Thanks for the clarifications. A few thoughts:

There are topology attributes with specific names like node_coordinates and edge_coordinates. The UGrid object roughly maps these names to attributes, namely: nodes and edge_coordinates. The first part of my proposed suggestion is that the UGrid object map these attribute names exactly (we're missing a grid.node_coordinates attribute).

That may be been the way to go in the first place, but I really don't want to change those names in the UGrid object at this point -- and adding aliases simply confuses things, and I'm not sure we buy much. But if it's only one name, maybe ....

to provide an object that can map the names of an incoming UGrid netcdf file to the attributes defined in the spec

yes, that is very useful -- see my notes on the PR -- that's required to read a netCDF file anyway.

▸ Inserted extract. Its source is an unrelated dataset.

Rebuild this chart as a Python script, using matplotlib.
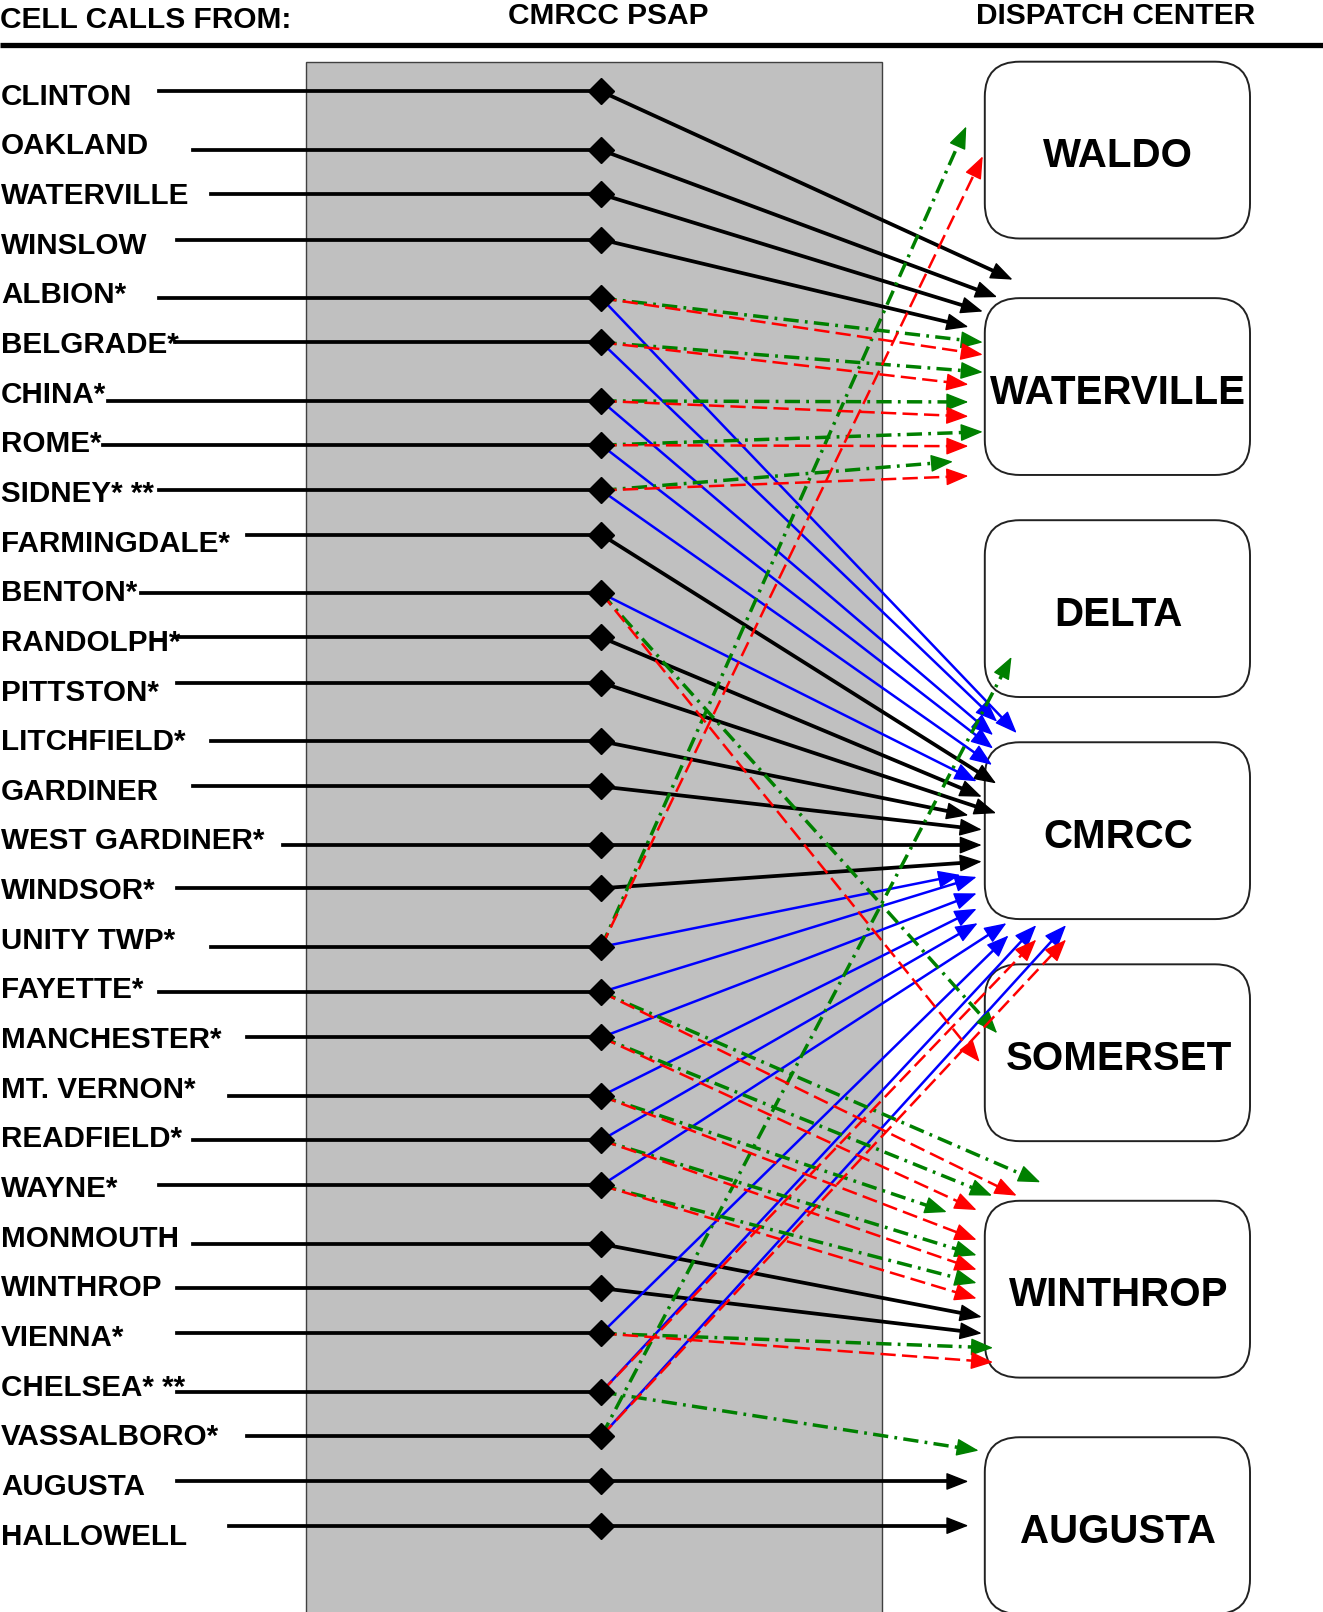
import matplotlib
matplotlib.use("Agg")
import numpy as np
import matplotlib.pyplot as plt
from matplotlib.patches import FancyBboxPatch, Rectangle, FancyArrowPatch

plt.rcParams["font.family"] = ["Liberation Sans", "DejaVu Sans"]
plt.rcParams["lines.scale_dashes"] = False

# drawing units (figure is 1323x1612 px)
W, H = 1287, 1568

TOWNS = ["CLINTON", "OAKLAND", "WATERVILLE", "WINSLOW", "ALBION*", "BELGRADE*",
         "CHINA*", "ROME*", "SIDNEY* **", "FARMINGDALE*", "BENTON*", "RANDOLPH*",
         "PITTSTON*", "LITCHFIELD*", "GARDINER", "WEST GARDINER*", "WINDSOR*",
         "UNITY TWP*", "FAYETTE*", "MANCHESTER*", "MT. VERNON*", "READFIELD*",
         "WAYNE*", "MONMOUTH", "WINTHROP", "VIENNA*", "CHELSEA* **", "VASSALBORO*",
         "AUGUSTA", "HALLOWELL"]
ROW_Y = [89, 146, 189, 233, 290, 333, 390, 433, 477, 520, 577, 620, 664, 721, 765,
         822, 864, 921, 965, 1009, 1066, 1109, 1153, 1210, 1253, 1297, 1354, 1397,
         1441, 1484]
LEAD_X = [155, 188, 205, 172, 155, 170, 105, 100, 155, 240, 137, 170, 172, 205, 188,
          275, 172, 205, 155, 240, 223, 188, 155, 188, 172, 172, 172, 240, 172, 223]

CENTERS = ["WALDO", "WATERVILLE", "DELTA", "CMRCC", "SOMERSET", "WINTHROP", "AUGUSTA"]
CENTER_TOP = [60, 290, 506, 722, 938, 1168, 1398]

# town -> arrow tip at the dispatch center
BLACK_LINKS = [("CLINTON", 985, 272), ("OAKLAND", 970, 289), ("WATERVILLE", 956, 303),
               ("WINSLOW", 942, 318), ("FARMINGDALE*", 969, 762), ("RANDOLPH*", 955, 775),
               ("PITTSTON*", 969, 791), ("LITCHFIELD*", 942, 793), ("GARDINER", 955, 807),
               ("WEST GARDINER*", 955, 822), ("WINDSOR*", 955, 838), ("MONMOUTH", 955, 1281),
               ("WINTHROP", 955, 1297), ("AUGUSTA", 942, 1441), ("HALLOWELL", 942, 1484)]
BLUE_LINKS = [("ALBION*", 989, 713), ("BELGRADE*", 970, 702), ("CHINA*", 966, 715),
              ("ROME*", 966, 728), ("SIDNEY* **", 965, 744), ("BENTON*", 950, 760),
              ("UNITY TWP*", 934, 851), ("FAYETTE*", 950, 853), ("MANCHESTER*", 950, 869),
              ("MT. VERNON*", 950, 884), ("READFIELD*", 951, 898), ("WAYNE*", 979, 898),
              ("VIENNA*", 981, 910), ("CHELSEA* **", 1008, 900), ("VASSALBORO*", 1037, 900)]
RED_LINKS = [("ALBION*", 956, 345), ("BELGRADE*", 942, 374), ("CHINA*", 942, 405),
             ("ROME*", 942, 434), ("SIDNEY* **", 942, 463), ("BENTON*", 953, 1033),
             ("UNITY TWP*", 956, 152), ("FAYETTE*", 989, 1163), ("MANCHESTER*", 950, 1177),
             ("MT. VERNON*", 950, 1206), ("READFIELD*", 950, 1235), ("WAYNE*", 950, 1263),
             ("VIENNA*", 966, 1325), ("CHELSEA* **", 1008, 914), ("VASSALBORO*", 1037, 914)]
GREEN_LINKS = [("ALBION*", 956, 333), ("BELGRADE*", 956, 362), ("CHINA*", 942, 391),
               ("ROME*", 956, 420), ("SIDNEY* **", 927, 449), ("BENTON*", 970, 1005),
               ("UNITY TWP*", 940, 123), ("FAYETTE*", 1012, 1150), ("MANCHESTER*", 965, 1163),
               ("MT. VERNON*", 921, 1179), ("READFIELD*", 950, 1221), ("WAYNE*", 950, 1248),
               ("VIENNA*", 966, 1311), ("CHELSEA* **", 952, 1411), ("VASSALBORO*", 984, 639)]

NODE_X = 585
BOX_X, BOX_W, BOX_H = 958, 258, 172

STYLES = {
    "black": dict(color="black", lw=2.7, ls="-"),
    "blue": dict(color="#0000ff", lw=1.8, ls="-"),
    "red": dict(color="#ff0000", lw=1.8, ls=(0, (11, 4.5))),
    "green": dict(color="#008000", lw=2.5, ls=(0, (11, 4.5, 2, 4.5))),
}

fig = plt.figure(figsize=(13.23, 16.12), dpi=100)
ax = fig.add_axes([0, 0, 1, 1])
ax.set_xlim(0, W)
ax.set_ylim(H, 0)
ax.axis("off")

# header
ax.text(0, 19, "CELL CALLS FROM:", fontsize=21.5, fontweight="bold", va="center", ha="left")
ax.text(592, 16, "CMRCC PSAP", fontsize=21.5, fontweight="bold", va="center", ha="center")
ax.text(1085, 16, "DISPATCH CENTER", fontsize=21.5, fontweight="bold", va="center", ha="center")
ax.plot([0, W], [44, 44], color="black", lw=3.8, solid_capstyle="butt")

# PSAP band
ax.add_patch(Rectangle((298, 60), 560, H, fc="#c0c0c0", ec="#404040", lw=1, zorder=0))

# dispatch center boxes
for name, top in zip(CENTERS, CENTER_TOP):
    ax.add_patch(FancyBboxPatch((BOX_X, top), BOX_W, BOX_H,
                                boxstyle="round,pad=0,rounding_size=34",
                                fc="white", ec="#222222", lw=1.4, zorder=1))
    ax.text(BOX_X + BOX_W / 2 + 1, top + BOX_H / 2 + 6, name, fontsize=29,
            fontweight="bold", ha="center", va="center", zorder=6)

# town labels and lead lines
for i, (town, y, lx) in enumerate(zip(TOWNS, ROW_Y, LEAD_X)):
    ax.text(1, 94 + 48.3 * i, town, fontsize=21.3, fontweight="bold",
            ha="left", va="center", zorder=6)
    ax.plot([lx, NODE_X], [y, y], color="black", lw=2.7, zorder=3)

row_of = dict(zip(TOWNS, ROW_Y))


def draw_link(town, tx, ty, kind, z):
    st = STYLES[kind]
    x0, y0 = NODE_X, row_of[town]
    d = np.array([tx - x0, ty - y0], dtype=float)
    u = d / np.hypot(*d)
    bx, by = np.array([tx, ty]) - u * 14
    ax.plot([x0, bx], [y0, by], color=st["color"], lw=st["lw"], ls=st["ls"],
            zorder=z, solid_capstyle="butt", dash_capstyle="butt")
    sx, sy = np.array([tx, ty]) - u * 18
    ax.add_patch(FancyArrowPatch((sx, sy), (tx, ty),
                                 arrowstyle="-|>,head_length=14,head_width=5.5",
                                 mutation_scale=1, color=st["color"], lw=1,
                                 shrinkA=0, shrinkB=0, zorder=z))


for town, tx, ty in BLACK_LINKS:
    draw_link(town, tx, ty, "black", 3)
for town, tx, ty in BLUE_LINKS:
    draw_link(town, tx, ty, "blue", 3.2)
for town, tx, ty in GREEN_LINKS:
    draw_link(town, tx, ty, "green", 3.4)
for town, tx, ty in RED_LINKS:
    draw_link(town, tx, ty, "red", 3.6)

ax.plot([NODE_X] * len(ROW_Y), ROW_Y, ls="none", marker="D", ms=13,
        color="black", zorder=5)

fig.savefig("out.png", dpi=100)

Currently, the rading code does all the introspection while reading the file, which is less than ideal.

This means that I can discover what attribute to inspect on the UGrid object just by knowing the name of it from the netcdf file

I'm not sure that it's very useful to ask the question in that direction -- the point of the UGrid object is to provide a consistent interface to ANY grid -- you can load a grid, and work with it with one API (and indeed, the point of gridded is that any operation that is not specific to a grid type presents that same API as well.

What is most useful is

A) "which variable in this netcdf file performs this particular function (i.e. is mapped to a UGrid attribute)

And the second one is: B) "what should I name this variable when I write this file".

And is is what could use some major refactoring, and B is a new feature.

But once you have that, yes you could ask what role a particular variable name in a netcdf file plays -- but that shouldn't be the priority.

BTW: I may be remembering wrong here, but I think the UGrid.nodes array is n x 2 for computational convenience in Python, but is stored as two 1D arrays in the netcdf, to conform to the CF conventions -- so that's not quite a one-to-one mapping.